Smart Storage Management for Big Data, a comprehensive hot/cold data optimized solution
Apache License 2.0
133 stars 67 forks source link

Recovery timeout occurred in dispatched state cmdlet #2215

Closed lipppppp closed 3 years ago

lipppppp commented 3 years ago

Shut down active smart server during cmdlet executing process in HA mode. The rule is 'file:every 5s | path matches "/compress/*" | compress'. There are two files in '/compress' path. image Then, the standby server is activated. The two cmdlets didn't recover normally. image The 446 cmldet which executed on standby server timeout occurred. image The 445 cmdlet which executed on agent is finished. But the cmdlet state is still DISPATCHED. image These failed tasks show that the two files are compressed. image image

lipppppp commented 3 years ago

The same issue exists in ec and other functions. We hope the cmdlet can be recovered normally when HA happens. And ensure that temperature information won't be lost.

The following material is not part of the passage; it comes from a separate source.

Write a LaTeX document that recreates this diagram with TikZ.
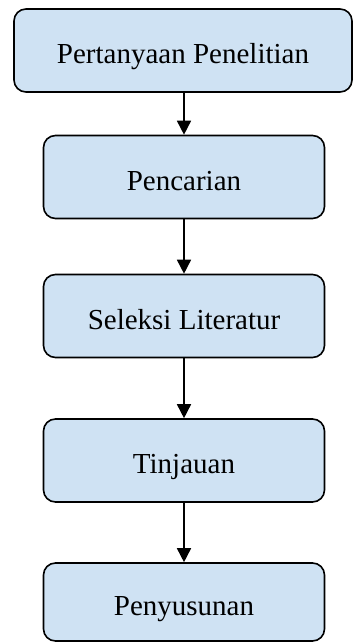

PHILO-HE commented 3 years ago

Please see PR #2217.

PHILO-HE commented 3 years ago

The so-called recovery means, for unfinished action loaded from metastore, track its status like a normal action, and report an unsuccessful status generated for timeout action (long time no report). There is no issue for many actions. For such action, even though it is successfully executed actually, timeout report has no impact in rule case due to new action will be created to try again. And it is also OK for some action by just giving a timeout report to let user check the actual execution status. If getting actual status is necessary in SSM for taking over data temperature, or something else, we need to add support to speculate action status according to file state or other information.

lipppppp commented 3 years ago

Thanks for your support. This is a good solution. And I think it would be better if we could set timeout as a configuration item.

PHILO-HE commented 3 years ago

Fixed by #2217. For timeout configuration, you can consider to make TIMEOUT_MULTIPLIER configurable on your side if needed.

We had a largest status report interval (500ms by default) that is configurable. And considering timeout depends on report interval, we use this max report interval multiply TIMEOUT_MULTIPLIER to get timeout value. From my perspective, the current code may work for most general cases.